__Written request__
All of the data should be repeated exactly; pictures are not part of the copy.

__Supplied material__
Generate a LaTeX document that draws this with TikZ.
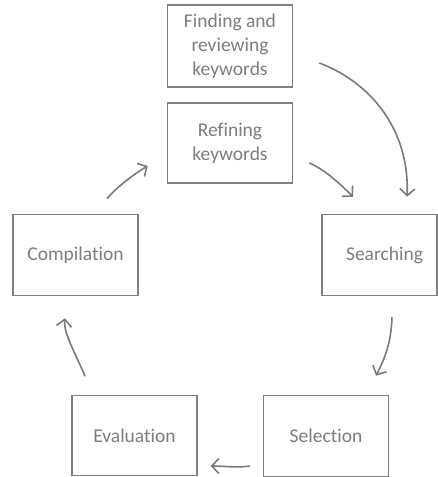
\documentclass[tikz,border=0pt]{standalone}
\usepackage{fontspec}
\setmainfont{Carlito}[Ligatures={NoCommon}]
\usetikzlibrary{arrows.meta,calc}
\definecolor{boxline}{RGB}{128,128,128}
\definecolor{boxtext}{RGB}{125,125,125}
\definecolor{arrowline}{RGB}{122,122,122}
\begin{document}
\begin{tikzpicture}[x=1bp,y=-1bp,
  stage/.style={draw=boxline, line width=1.5bp, fill=white, text=boxtext,
    minimum width=125bp, minimum height=81bp, inner sep=0pt,
    align=center, font=\fontsize{19.5bp}{24bp}\selectfont},
  flow/.style={draw=arrowline, line width=1.6bp,
    -{Straight Barb[length=7bp,width=15bp,line width=1.6bp]}}]
  \useasboundingbox (0,0) rectangle (438,477);
  \clip (0,0) rectangle (438,477);

  % process stages
  \node[stage, minimum height=82bp] (find)    at (230,46)    {Finding and\\reviewing\\keywords};
  \node[stage, minimum height=80bp] (refine)  at (230,143)   {Refining\\keywords};
  \node[stage, minimum width=115bp] (search)  at (379.5,255) {\hspace*{10bp}Searching};
  \node[stage] (compile) at (75.5,255)  {Compilation};
  \node[stage, minimum height=80bp] (eval)    at (134.5,435.5) {Evaluation};
  \node[stage] (select)  at (326,436)   {Selection};

  % cycle connectors
  \draw[flow] ([shift={(26,17)}]find.east)
    .. controls +(51,19) and +(3,-67) .. ([shift={(27.5,-17)}]search.north);
  \draw[flow] ([shift={(16,20)}]refine.east)
    .. controls +(15,6) and +(-12,-12) .. ([shift={(-26.5,-17)}]search.north);
  \draw[flow] ([shift={(12.5,21)}]search.south)
    .. controls +(-1,25) and +(10,-20) .. ([shift={(50,-19)}]select.north);
  \draw[flow] ([shift={(-13,30)}]select.west)
    .. controls +(-12,2) and +(12,0) .. ([shift={(13,30.5)}]eval.east);
  \draw[flow] ([shift={(-49.5,-18.5)}]eval.north)
    .. controls +(-8,-20) and +(-2,15) .. ([shift={(-10.5,22)}]compile.south);
  \draw[flow] ([shift={(31.5,-15)}]compile.north)
    .. controls +(8,-10) and +(-14,8) .. ([shift={(-19,23)}]refine.west);
\end{tikzpicture}
\end{document}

__Solution to this problem__
Generate a LaTeX document that draws this with TikZ.
\documentclass[tikz,border=0pt]{standalone}
\usepackage{fontspec}
\setmainfont{Carlito}[Ligatures={NoCommon}]
\usetikzlibrary{arrows.meta,calc}
\definecolor{boxline}{RGB}{128,128,128}
\definecolor{boxtext}{RGB}{125,125,125}
\definecolor{arrowline}{RGB}{122,122,122}
\begin{document}
\begin{tikzpicture}[x=1bp,y=-1bp,
  stage/.style={draw=boxline, line width=1.5bp, fill=white, text=boxtext,
    minimum width=125bp, minimum height=81bp, inner sep=0pt,
    align=center, font=\fontsize{19.5bp}{24bp}\selectfont},
  flow/.style={draw=arrowline, line width=1.6bp,
    -{Straight Barb[length=7bp,width=15bp,line width=1.6bp]}}]
  \useasboundingbox (0,0) rectangle (438,477);
  \clip (0,0) rectangle (438,477);

  % process stages
  \node[stage, minimum height=82bp] (find)    at (230,46)    {Finding and\\reviewing\\keywords};
  \node[stage, minimum height=80bp] (refine)  at (230,143)   {Refining\\keywords};
  \node[stage, minimum width=115bp] (search)  at (379.5,255) {\hspace*{10bp}Searching};
  \node[stage] (compile) at (75.5,255)  {Compilation};
  \node[stage, minimum height=80bp] (eval)    at (134.5,435.5) {Evaluation};
  \node[stage] (select)  at (326,436)   {Selection};

  % cycle connectors
  \draw[flow] ([shift={(26,17)}]find.east)
    .. controls +(51,19) and +(3,-67) .. ([shift={(27.5,-17)}]search.north);
  \draw[flow] ([shift={(16,20)}]refine.east)
    .. controls +(15,6) and +(-12,-12) .. ([shift={(-26.5,-17)}]search.north);
  \draw[flow] ([shift={(12.5,21)}]search.south)
    .. controls +(-1,25) and +(10,-20) .. ([shift={(50,-19)}]select.north);
  \draw[flow] ([shift={(-13,30)}]select.west)
    .. controls +(-12,2) and +(12,0) .. ([shift={(13,30.5)}]eval.east);
  \draw[flow] ([shift={(-49.5,-18.5)}]eval.north)
    .. controls +(-8,-20) and +(-2,15) .. ([shift={(-10.5,22)}]compile.south);
  \draw[flow] ([shift={(31.5,-15)}]compile.north)
    .. controls +(8,-10) and +(-14,8) .. ([shift={(-19,23)}]refine.west);
\end{tikzpicture}
\end{document}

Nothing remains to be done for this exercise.